As football fans rejoice at the return of Premier League after its enforced three month hiatus, pay-TV broadcasters have been told to think outside the box in order to keep the expected bump in subscriptions.
Of the 92 remaining games, Sky Sports will broadcast 64 matches, making 25 of them available free-to-air via its Pick TV channel, BT Sport has the rights to 20 games, Amazon four, and the BBC will broadcast four matches, the first time it has shown live Premier League football.
Tech, media and telco analyst Paolo Pescatore tells TVBEurope that while in theory pay-TV providers will expect to see an increase in subscriptions, the reality will be somewhat different. “In some cases, it will be a return to the norm for most viewers who already have sports as part of a TV bundle,” he says. “Therefore, expect subscriptions to remain constant with maybe a marginal uplift. Arguably, usage will be tricky to gauge and might even see a decline. As lockdown measures ease up, users will be itching to get out to see loved ones and friends given the lovely weather. Therefore, we should be braced for overall usage to decline. Lets not forget more games will be on our screens. That’s why the novel tech innovations will help drive engagement (especially features around highlights).”

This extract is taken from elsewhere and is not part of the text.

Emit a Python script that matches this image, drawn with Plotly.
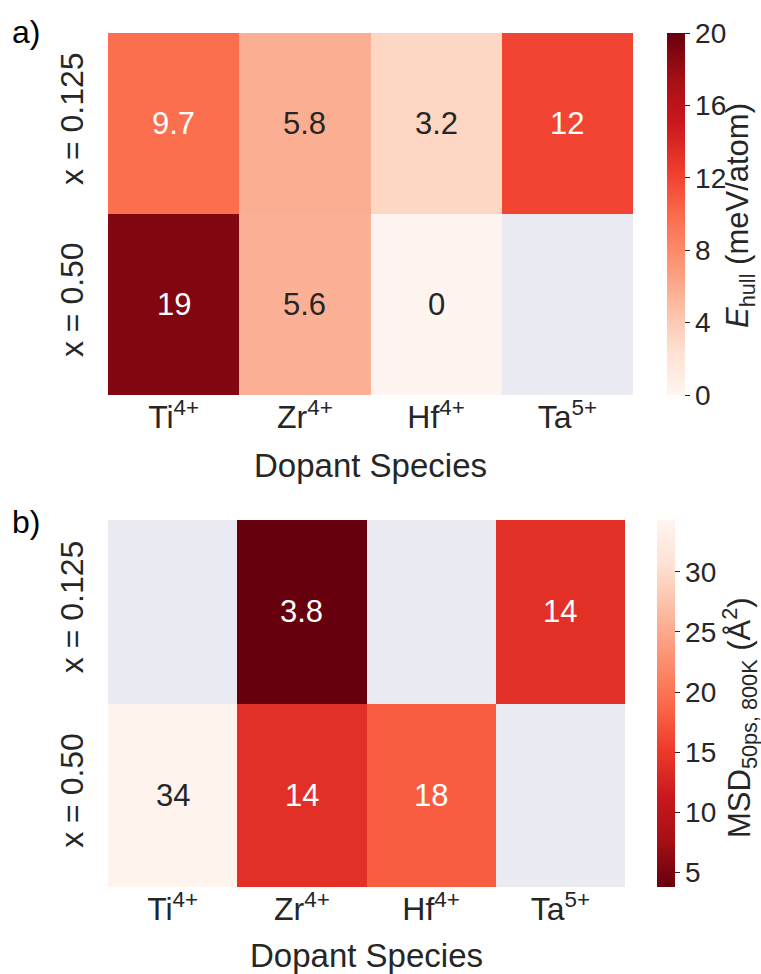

“Viewers will have the option to select different features. Fans will have more control and be able to participate with (and in) the match. The integration of community features will resonate with fans as it will allow them to watch a match together (akin to being at the match or down the pub),” he continues.
Pescatore adds that arguably pay-TV operators will see be a bigger increase in new sports subscribers next season. “This will be driven by games still being played behind close doors. The challenging and disruptive times that we are living in lead to creative opportunities. On this basis, providers should strongly think outside of the box. Why not offer fans a special club pass, or exclusive content tailored to their club?”
Sky’s decision to broadcast almost half of its matches on an FTA channel is “a nice gesture,” says Pescatore. “It is great to see all key stakeholders work closely in thinking outside of the box. Making more games available on a free to air basis (as well as the 3pm slot on a Saturday) gives the rights holder food for thought with future rights auction.”
Will broadcasters be in a stronger position because of coronavirus when it comes to negotiating the next round of Premier League rights? Pescatore believes all factors are in play: “Fundamentally, the Premier League needs to carefully consider restructuring the whole thing (in order to maximise the value of its prized asset). Certainly, the overall value will continue to decline in light of the current market dynamics and the competitive landscape.”
Ultimately, broadcasters will be delighted to see the crown jewels of UK sports broadcasting back on their airwaves, says Pescatore. “Sport is one of the few genres (along with news) that drives linear TV, engagement and more importantly revenue.”